While speaking in the interior of Niger in the ancient capital of Zinder, I made the following point to an educational gathering. “There is no such thing as neutral education. Education is about careers and making disciples. Now Muslim schools are clear. They disciple children for good jobs as good Muslims. And French government schools are clear; they are the secular pagan kafir who will disciple your children to work like modern pagans.

If you doubt this, look at what they believe on French TV and films! And the Lord commanded you to make disciples of your children. Do you trust either of these schools to do so? If not, should you not believe in Christian-worldview schooling?”

Of greatest value

Something of even greater value to missiologists must be recognised here. The hardest villages or quarters to reach are firmly closed to most other Christian workers: pastors, missionaries, JESUS films, gospel music drama clubs, you name them, and they have no welcome mat. Even Christian medical or development workers are invited for as long as an emergency is upon them; but not so with the teachers. Elementary school teachers are welcome long term—even desperately so!
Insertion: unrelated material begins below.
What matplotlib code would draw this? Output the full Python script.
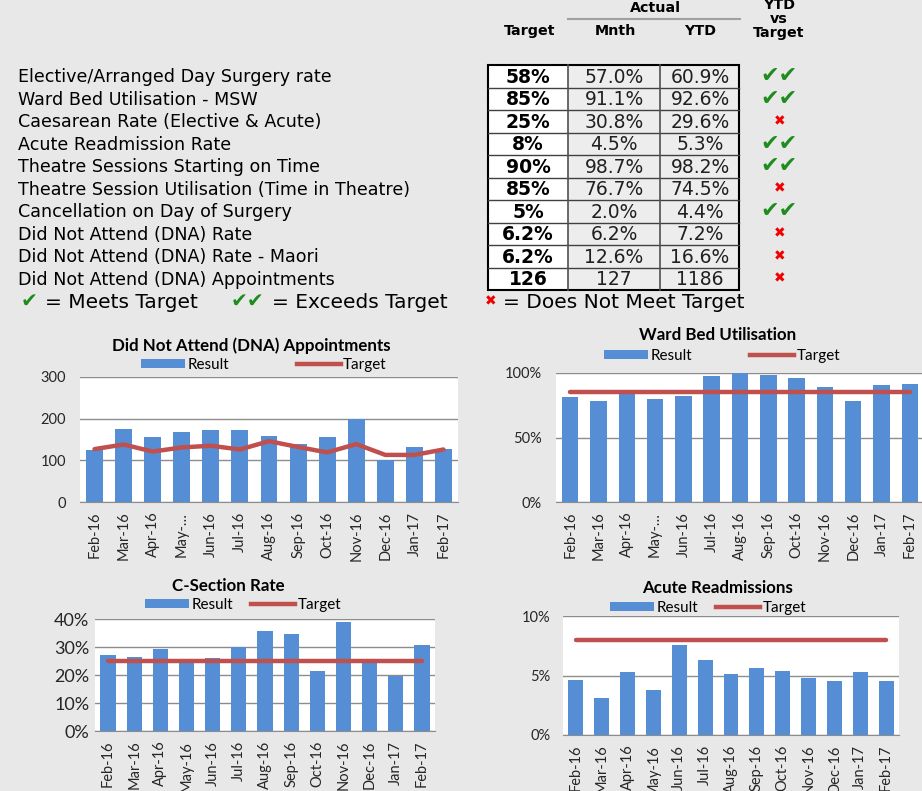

Now picture the impact of Christian evangelists ‘diplomatically training’ as school teachers by both the government and then by Christian education and then finally accepting to be posted in the most resistant communities.

Helping teachers lift their basin

Government primary teachers trained in a solid Christian worldview have the most receptive citizens at their feet, they have the parental appreciation for their arrival in their forsaken community, and they have Caesar to pick up the ‘support’-–that is, if and when the Ministry of Education pays. This is missiology at its best and for this cause I so strongly encourage ‘Christian-worldview teacher training’ in the regions of African nations. In West Africa they say, ‘if a kneeling woman lifts a large basin of water to her knees, another person will help her lift it to her head to carry.’ That is beautiful missiology: they lift, we help, and then they carry home the benefit from the water.

Can we also trust on your prayer support that will be greater than the opposition that is sure to arise from this approach? As William Carey and his colleagues said; ‘We’ll go down the mines as long as you hold the ropes.’